DATASET RECORDS ->
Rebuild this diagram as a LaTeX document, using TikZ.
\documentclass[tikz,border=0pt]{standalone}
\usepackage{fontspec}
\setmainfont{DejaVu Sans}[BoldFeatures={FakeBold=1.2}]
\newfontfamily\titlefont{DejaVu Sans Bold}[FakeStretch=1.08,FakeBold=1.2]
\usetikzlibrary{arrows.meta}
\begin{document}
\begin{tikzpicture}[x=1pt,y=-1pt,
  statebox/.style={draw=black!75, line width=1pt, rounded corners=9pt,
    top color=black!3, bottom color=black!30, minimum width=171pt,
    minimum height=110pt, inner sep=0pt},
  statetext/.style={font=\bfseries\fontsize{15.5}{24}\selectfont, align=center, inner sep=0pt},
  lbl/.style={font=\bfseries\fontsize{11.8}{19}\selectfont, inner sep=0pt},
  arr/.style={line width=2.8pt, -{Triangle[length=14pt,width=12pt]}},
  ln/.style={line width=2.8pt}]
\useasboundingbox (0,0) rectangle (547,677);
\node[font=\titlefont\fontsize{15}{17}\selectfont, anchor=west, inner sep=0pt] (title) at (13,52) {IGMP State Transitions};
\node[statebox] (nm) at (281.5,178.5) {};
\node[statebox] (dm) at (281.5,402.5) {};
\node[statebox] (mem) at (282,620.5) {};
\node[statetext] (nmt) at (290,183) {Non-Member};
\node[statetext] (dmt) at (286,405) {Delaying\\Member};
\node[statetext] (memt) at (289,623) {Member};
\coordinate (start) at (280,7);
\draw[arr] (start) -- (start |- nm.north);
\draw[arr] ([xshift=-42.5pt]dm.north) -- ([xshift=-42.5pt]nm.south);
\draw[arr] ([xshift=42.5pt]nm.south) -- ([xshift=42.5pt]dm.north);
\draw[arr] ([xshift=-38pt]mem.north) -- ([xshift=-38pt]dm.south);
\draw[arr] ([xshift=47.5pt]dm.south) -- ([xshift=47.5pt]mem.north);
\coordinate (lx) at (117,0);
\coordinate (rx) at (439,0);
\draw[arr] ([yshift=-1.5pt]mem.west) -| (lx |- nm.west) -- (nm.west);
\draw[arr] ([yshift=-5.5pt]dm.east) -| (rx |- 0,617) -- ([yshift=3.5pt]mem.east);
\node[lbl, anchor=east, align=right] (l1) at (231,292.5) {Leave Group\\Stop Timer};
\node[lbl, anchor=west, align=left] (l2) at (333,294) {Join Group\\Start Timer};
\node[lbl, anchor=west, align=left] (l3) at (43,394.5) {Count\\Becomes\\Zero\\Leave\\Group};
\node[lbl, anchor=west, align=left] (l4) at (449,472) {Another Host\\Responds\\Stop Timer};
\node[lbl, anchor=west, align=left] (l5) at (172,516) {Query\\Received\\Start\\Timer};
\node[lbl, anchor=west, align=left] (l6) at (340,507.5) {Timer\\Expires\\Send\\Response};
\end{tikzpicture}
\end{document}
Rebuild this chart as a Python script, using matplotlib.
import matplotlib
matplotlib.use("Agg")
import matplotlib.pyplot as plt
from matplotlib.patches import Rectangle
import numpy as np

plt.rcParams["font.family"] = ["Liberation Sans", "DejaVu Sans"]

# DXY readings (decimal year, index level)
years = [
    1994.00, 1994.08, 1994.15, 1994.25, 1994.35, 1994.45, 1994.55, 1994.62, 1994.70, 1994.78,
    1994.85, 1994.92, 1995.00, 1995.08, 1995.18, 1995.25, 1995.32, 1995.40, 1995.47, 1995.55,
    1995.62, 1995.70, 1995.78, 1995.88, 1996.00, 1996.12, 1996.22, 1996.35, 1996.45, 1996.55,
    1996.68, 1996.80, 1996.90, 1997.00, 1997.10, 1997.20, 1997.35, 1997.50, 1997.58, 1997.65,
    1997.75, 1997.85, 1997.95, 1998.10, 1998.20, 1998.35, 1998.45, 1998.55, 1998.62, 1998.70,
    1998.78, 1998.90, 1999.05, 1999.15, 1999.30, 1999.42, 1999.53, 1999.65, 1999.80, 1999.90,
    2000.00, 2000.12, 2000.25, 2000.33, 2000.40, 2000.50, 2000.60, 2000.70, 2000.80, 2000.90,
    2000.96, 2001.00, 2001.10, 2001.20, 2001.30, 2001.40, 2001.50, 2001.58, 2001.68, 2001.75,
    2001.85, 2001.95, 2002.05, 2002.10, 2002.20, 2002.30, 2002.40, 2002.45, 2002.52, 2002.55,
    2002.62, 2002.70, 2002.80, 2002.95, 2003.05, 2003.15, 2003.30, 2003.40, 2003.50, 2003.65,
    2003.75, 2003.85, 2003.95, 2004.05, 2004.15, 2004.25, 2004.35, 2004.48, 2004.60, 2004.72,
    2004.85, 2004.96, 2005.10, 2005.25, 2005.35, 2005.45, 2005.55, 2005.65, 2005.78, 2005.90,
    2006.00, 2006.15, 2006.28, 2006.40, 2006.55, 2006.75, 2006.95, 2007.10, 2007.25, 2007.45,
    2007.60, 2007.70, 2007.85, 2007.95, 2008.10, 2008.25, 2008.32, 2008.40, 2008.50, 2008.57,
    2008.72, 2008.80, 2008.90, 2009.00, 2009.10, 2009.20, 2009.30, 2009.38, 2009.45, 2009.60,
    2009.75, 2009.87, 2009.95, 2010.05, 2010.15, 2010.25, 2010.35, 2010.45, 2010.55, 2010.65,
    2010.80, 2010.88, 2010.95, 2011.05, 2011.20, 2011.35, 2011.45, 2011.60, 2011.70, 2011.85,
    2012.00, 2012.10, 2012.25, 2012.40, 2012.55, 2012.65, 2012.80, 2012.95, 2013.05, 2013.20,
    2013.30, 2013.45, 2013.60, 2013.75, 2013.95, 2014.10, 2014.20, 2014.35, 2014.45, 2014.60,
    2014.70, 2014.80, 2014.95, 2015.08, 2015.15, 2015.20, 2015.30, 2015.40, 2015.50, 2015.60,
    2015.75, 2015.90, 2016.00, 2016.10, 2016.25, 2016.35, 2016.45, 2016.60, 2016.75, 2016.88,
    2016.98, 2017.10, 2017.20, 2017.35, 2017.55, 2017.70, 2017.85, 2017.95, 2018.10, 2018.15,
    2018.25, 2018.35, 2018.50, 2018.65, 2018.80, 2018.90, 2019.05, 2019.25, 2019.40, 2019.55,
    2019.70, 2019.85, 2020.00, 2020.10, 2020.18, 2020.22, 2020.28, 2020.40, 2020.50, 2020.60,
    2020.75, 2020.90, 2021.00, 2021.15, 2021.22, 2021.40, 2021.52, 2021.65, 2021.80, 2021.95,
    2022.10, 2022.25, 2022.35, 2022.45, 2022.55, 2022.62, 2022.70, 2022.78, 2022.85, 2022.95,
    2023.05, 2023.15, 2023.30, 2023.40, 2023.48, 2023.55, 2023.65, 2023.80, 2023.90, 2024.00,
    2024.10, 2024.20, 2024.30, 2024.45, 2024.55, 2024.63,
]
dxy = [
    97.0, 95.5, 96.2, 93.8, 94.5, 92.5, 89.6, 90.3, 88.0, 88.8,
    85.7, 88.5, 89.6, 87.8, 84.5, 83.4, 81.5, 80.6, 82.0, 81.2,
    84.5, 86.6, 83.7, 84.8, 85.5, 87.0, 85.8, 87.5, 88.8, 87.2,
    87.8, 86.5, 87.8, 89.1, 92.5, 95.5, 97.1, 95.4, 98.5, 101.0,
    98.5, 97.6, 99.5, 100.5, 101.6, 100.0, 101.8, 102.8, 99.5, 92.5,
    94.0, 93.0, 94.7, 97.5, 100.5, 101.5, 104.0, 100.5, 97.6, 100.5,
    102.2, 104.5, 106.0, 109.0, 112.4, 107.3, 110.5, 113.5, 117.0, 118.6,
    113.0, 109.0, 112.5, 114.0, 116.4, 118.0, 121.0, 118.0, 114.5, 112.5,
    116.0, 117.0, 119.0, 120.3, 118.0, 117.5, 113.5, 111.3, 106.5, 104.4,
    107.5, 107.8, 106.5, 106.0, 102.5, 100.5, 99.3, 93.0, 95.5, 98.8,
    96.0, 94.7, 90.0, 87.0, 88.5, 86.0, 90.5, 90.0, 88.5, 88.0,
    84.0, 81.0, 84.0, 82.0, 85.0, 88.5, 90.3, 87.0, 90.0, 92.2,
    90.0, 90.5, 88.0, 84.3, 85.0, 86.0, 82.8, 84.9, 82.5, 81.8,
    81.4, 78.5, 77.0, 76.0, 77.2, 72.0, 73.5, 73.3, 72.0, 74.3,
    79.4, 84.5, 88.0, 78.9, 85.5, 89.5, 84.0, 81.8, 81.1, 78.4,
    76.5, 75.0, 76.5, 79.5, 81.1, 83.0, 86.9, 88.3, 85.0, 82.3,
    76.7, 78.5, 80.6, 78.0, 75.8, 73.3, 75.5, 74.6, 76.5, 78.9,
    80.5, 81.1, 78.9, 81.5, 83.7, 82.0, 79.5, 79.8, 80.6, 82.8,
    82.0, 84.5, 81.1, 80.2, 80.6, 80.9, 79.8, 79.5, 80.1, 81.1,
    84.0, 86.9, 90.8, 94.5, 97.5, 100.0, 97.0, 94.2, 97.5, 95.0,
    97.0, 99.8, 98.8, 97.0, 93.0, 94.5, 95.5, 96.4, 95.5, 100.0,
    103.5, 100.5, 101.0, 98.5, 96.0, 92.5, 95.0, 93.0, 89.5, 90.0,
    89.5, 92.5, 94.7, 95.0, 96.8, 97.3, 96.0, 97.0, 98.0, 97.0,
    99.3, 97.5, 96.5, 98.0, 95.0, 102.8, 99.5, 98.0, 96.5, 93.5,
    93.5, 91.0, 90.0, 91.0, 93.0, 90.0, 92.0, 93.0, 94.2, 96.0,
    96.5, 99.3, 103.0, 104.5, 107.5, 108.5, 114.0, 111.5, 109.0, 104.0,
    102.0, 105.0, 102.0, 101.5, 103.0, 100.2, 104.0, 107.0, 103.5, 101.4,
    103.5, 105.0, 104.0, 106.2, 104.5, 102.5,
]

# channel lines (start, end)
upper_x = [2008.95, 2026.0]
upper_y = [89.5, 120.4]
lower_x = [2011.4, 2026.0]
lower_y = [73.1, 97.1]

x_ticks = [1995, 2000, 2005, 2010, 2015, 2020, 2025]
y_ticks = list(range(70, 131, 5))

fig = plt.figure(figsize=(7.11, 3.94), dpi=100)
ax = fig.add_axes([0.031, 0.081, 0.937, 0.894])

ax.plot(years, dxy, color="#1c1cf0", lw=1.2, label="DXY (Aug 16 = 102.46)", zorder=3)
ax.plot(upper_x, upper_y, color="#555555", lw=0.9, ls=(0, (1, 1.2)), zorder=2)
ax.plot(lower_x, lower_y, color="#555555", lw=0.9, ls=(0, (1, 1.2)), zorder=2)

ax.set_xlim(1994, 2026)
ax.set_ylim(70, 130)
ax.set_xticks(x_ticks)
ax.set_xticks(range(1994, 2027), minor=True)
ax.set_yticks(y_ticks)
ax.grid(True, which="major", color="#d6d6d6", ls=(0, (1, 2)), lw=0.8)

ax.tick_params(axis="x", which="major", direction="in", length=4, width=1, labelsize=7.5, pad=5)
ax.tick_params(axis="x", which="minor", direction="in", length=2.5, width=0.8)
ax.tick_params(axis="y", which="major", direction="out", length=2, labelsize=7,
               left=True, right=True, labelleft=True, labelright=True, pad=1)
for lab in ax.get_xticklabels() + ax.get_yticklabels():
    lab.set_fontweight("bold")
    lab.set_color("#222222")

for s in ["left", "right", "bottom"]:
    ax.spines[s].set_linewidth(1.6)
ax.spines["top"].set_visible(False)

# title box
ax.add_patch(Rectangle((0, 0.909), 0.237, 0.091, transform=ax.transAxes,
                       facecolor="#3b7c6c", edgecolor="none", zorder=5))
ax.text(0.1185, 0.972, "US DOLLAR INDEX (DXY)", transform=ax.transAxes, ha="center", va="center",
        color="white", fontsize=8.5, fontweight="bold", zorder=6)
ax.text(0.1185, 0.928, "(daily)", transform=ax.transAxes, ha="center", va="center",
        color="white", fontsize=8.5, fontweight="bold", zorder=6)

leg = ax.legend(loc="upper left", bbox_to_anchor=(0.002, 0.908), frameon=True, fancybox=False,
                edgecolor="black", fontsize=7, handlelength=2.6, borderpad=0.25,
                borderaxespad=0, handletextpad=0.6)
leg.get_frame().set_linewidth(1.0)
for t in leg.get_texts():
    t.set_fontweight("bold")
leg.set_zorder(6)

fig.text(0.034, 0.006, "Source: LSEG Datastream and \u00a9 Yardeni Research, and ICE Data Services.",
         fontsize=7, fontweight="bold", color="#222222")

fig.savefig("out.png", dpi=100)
==
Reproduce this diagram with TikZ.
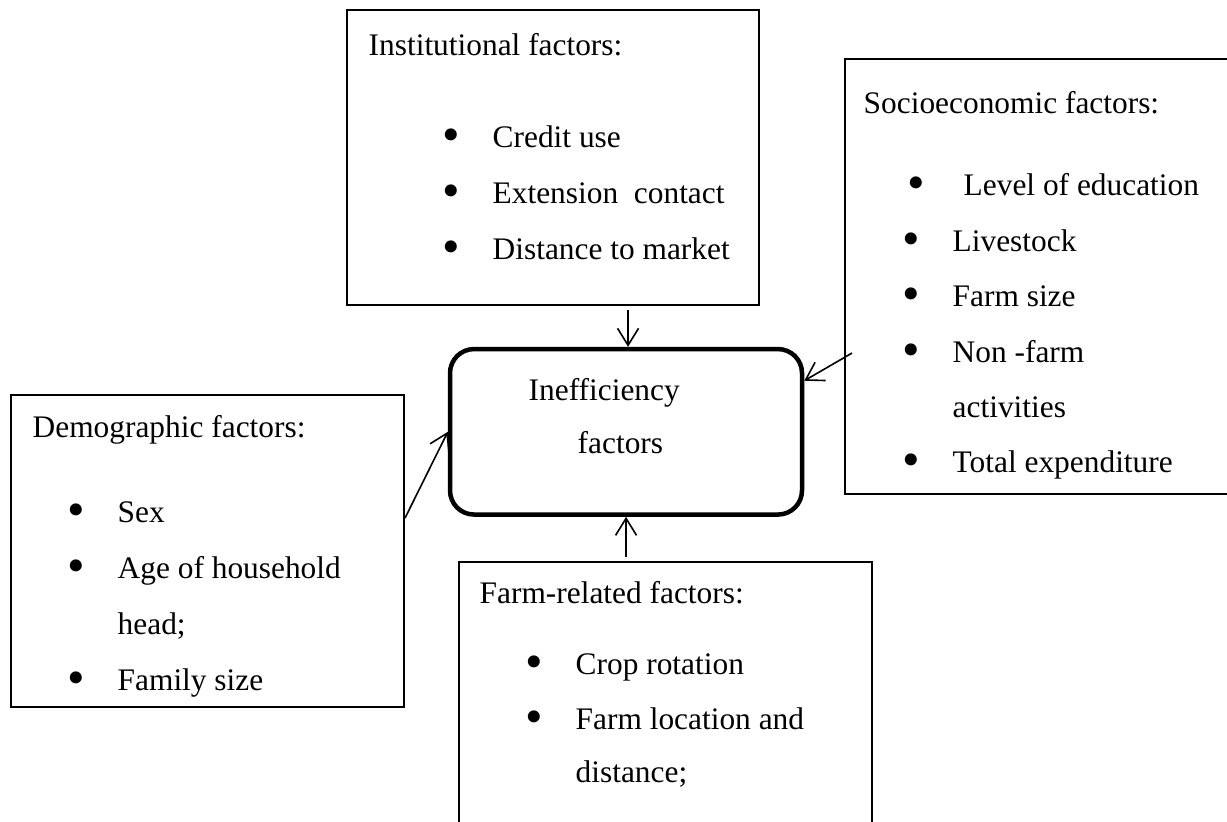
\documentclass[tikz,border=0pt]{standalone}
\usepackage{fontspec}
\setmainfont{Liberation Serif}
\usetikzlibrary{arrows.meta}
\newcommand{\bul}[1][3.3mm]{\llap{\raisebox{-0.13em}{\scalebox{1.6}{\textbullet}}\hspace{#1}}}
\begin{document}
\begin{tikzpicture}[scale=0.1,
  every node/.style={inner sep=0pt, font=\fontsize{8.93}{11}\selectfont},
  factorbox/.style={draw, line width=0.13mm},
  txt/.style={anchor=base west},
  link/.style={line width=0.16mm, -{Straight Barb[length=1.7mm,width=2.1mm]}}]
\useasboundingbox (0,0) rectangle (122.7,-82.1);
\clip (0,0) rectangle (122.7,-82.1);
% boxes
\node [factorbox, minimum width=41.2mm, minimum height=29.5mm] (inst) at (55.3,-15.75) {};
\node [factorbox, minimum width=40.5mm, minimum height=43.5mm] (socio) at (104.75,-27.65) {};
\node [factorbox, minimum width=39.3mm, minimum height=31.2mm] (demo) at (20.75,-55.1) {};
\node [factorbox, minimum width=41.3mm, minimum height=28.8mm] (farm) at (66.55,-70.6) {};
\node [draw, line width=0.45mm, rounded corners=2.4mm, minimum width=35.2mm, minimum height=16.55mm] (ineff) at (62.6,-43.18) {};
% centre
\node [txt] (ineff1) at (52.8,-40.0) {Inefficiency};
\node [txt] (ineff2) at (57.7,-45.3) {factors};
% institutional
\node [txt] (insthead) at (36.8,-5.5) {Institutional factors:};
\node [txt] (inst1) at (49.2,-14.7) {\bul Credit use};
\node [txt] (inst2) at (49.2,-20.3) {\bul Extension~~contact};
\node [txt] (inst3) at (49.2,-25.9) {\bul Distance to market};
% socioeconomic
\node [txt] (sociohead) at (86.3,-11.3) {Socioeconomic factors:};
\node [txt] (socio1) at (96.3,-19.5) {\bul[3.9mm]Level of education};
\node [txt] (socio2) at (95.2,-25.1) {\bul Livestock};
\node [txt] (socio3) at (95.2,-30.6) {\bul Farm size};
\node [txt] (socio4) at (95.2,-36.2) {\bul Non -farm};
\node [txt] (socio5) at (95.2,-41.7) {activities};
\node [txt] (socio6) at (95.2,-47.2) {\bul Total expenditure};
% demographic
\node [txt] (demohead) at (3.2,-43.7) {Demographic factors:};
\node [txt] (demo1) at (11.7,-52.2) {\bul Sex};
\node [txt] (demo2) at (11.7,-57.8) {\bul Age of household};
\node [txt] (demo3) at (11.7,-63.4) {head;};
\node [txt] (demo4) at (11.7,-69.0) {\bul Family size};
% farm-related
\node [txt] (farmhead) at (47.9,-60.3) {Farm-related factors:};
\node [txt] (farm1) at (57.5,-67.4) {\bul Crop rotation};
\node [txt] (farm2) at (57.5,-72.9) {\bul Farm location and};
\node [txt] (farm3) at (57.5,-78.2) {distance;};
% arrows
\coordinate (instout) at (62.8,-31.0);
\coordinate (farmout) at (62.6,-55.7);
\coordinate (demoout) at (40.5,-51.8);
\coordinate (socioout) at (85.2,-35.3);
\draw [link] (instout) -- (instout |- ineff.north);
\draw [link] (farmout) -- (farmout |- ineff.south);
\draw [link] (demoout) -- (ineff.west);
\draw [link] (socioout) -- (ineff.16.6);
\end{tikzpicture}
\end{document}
...
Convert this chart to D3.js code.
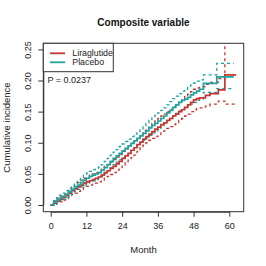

TASK BRIEF ->
Pull out all lines from the listing that contain the string "diagram".

CORRECT ANSWER ->
Rebuild this diagram as a LaTeX document, using TikZ.
Reproduce this diagram with TikZ.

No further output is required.